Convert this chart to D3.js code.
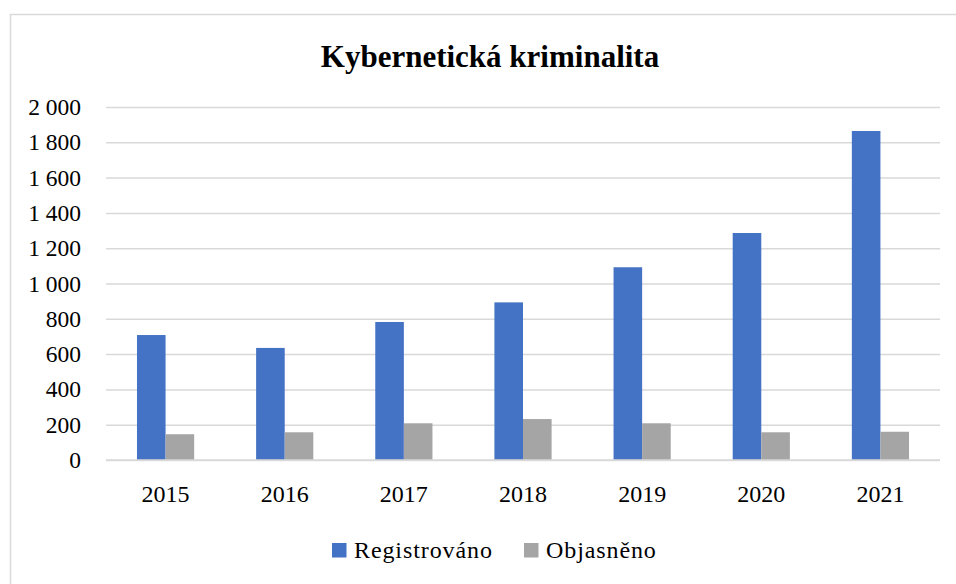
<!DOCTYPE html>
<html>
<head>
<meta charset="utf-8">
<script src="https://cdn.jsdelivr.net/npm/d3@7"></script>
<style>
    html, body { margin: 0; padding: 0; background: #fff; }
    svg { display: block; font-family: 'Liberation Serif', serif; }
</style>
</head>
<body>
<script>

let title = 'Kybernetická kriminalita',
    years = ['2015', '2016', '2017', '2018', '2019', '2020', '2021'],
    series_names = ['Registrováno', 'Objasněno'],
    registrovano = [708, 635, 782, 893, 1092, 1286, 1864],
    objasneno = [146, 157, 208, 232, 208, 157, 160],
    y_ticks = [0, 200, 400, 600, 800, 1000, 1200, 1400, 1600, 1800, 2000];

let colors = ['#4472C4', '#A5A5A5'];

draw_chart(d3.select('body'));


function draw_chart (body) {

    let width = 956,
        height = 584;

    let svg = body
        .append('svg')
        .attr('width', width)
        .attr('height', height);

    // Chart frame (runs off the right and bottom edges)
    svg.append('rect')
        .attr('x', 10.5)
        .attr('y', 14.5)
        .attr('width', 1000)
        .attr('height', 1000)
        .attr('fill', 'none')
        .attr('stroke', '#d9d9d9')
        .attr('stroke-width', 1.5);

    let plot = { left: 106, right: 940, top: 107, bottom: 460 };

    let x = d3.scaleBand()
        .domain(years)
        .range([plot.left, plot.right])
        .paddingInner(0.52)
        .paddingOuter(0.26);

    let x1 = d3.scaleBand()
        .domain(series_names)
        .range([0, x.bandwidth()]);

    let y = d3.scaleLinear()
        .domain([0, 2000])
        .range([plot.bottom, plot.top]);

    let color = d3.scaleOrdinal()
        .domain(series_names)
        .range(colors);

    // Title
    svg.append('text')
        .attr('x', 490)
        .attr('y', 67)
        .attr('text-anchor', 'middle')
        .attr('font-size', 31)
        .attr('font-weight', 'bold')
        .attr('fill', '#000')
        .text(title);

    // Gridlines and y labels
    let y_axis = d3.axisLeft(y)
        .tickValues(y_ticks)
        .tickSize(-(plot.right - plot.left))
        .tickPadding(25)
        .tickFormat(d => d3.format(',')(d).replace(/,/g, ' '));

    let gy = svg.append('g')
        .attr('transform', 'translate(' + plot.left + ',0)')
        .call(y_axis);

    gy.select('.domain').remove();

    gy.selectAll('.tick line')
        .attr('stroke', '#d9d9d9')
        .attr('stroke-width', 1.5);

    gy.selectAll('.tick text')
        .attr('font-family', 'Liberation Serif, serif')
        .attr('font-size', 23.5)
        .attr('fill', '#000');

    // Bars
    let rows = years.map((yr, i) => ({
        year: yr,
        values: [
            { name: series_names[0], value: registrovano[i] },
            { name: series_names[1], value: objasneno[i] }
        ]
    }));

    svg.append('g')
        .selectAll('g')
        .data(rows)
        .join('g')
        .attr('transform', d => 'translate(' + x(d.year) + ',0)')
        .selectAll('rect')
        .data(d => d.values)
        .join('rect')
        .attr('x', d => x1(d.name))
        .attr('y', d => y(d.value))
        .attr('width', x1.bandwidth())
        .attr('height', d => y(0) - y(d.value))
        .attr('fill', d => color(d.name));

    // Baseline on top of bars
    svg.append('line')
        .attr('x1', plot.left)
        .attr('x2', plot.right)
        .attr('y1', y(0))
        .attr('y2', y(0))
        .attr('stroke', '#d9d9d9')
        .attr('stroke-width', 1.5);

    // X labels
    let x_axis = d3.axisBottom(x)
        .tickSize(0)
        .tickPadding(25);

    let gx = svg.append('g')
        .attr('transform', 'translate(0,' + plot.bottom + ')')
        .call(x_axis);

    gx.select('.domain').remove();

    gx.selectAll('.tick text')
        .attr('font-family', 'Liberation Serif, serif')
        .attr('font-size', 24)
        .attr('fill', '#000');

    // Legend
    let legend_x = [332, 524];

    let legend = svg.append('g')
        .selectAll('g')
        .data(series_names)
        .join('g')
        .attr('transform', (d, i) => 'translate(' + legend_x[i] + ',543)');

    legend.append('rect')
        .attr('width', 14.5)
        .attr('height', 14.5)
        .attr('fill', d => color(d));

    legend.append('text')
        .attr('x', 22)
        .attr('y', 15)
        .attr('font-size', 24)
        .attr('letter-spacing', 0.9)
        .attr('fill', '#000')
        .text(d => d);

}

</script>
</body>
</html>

- - -

WHAT IS ASKED =>
Leave out any pictures, please, and quote only the lines from the top of the data through the line that contains "gy.select('.domain').remove();".

EXPECTED ANSWER =>
Convert this chart to D3.js code.
<!DOCTYPE html>
<html>
<head>
<meta charset="utf-8">
<script src="https://cdn.jsdelivr.net/npm/d3@7"></script>
<style>
    html, body { margin: 0; padding: 0; background: #fff; }
    svg { display: block; font-family: 'Liberation Serif', serif; }
</style>
</head>
<body>
<script>

let title = 'Kybernetická kriminalita',
    years = ['2015', '2016', '2017', '2018', '2019', '2020', '2021'],
    series_names = ['Registrováno', 'Objasněno'],
    registrovano = [708, 635, 782, 893, 1092, 1286, 1864],
    objasneno = [146, 157, 208, 232, 208, 157, 160],
    y_ticks = [0, 200, 400, 600, 800, 1000, 1200, 1400, 1600, 1800, 2000];

let colors = ['#4472C4', '#A5A5A5'];

draw_chart(d3.select('body'));


function draw_chart (body) {

    let width = 956,
        height = 584;

    let svg = body
        .append('svg')
        .attr('width', width)
        .attr('height', height);

    // Chart frame (runs off the right and bottom edges)
    svg.append('rect')
        .attr('x', 10.5)
        .attr('y', 14.5)
        .attr('width', 1000)
        .attr('height', 1000)
        .attr('fill', 'none')
        .attr('stroke', '#d9d9d9')
        .attr('stroke-width', 1.5);

    let plot = { left: 106, right: 940, top: 107, bottom: 460 };

    let x = d3.scaleBand()
        .domain(years)
        .range([plot.left, plot.right])
        .paddingInner(0.52)
        .paddingOuter(0.26);

    let x1 = d3.scaleBand()
        .domain(series_names)
        .range([0, x.bandwidth()]);

    let y = d3.scaleLinear()
        .domain([0, 2000])
        .range([plot.bottom, plot.top]);

    let color = d3.scaleOrdinal()
        .domain(series_names)
        .range(colors);

    // Title
    svg.append('text')
        .attr('x', 490)
        .attr('y', 67)
        .attr('text-anchor', 'middle')
        .attr('font-size', 31)
        .attr('font-weight', 'bold')
        .attr('fill', '#000')
        .text(title);

    // Gridlines and y labels
    let y_axis = d3.axisLeft(y)
        .tickValues(y_ticks)
        .tickSize(-(plot.right - plot.left))
        .tickPadding(25)
        .tickFormat(d => d3.format(',')(d).replace(/,/g, ' '));

    let gy = svg.append('g')
        .attr('transform', 'translate(' + plot.left + ',0)')
        .call(y_axis);

    gy.select('.domain').remove();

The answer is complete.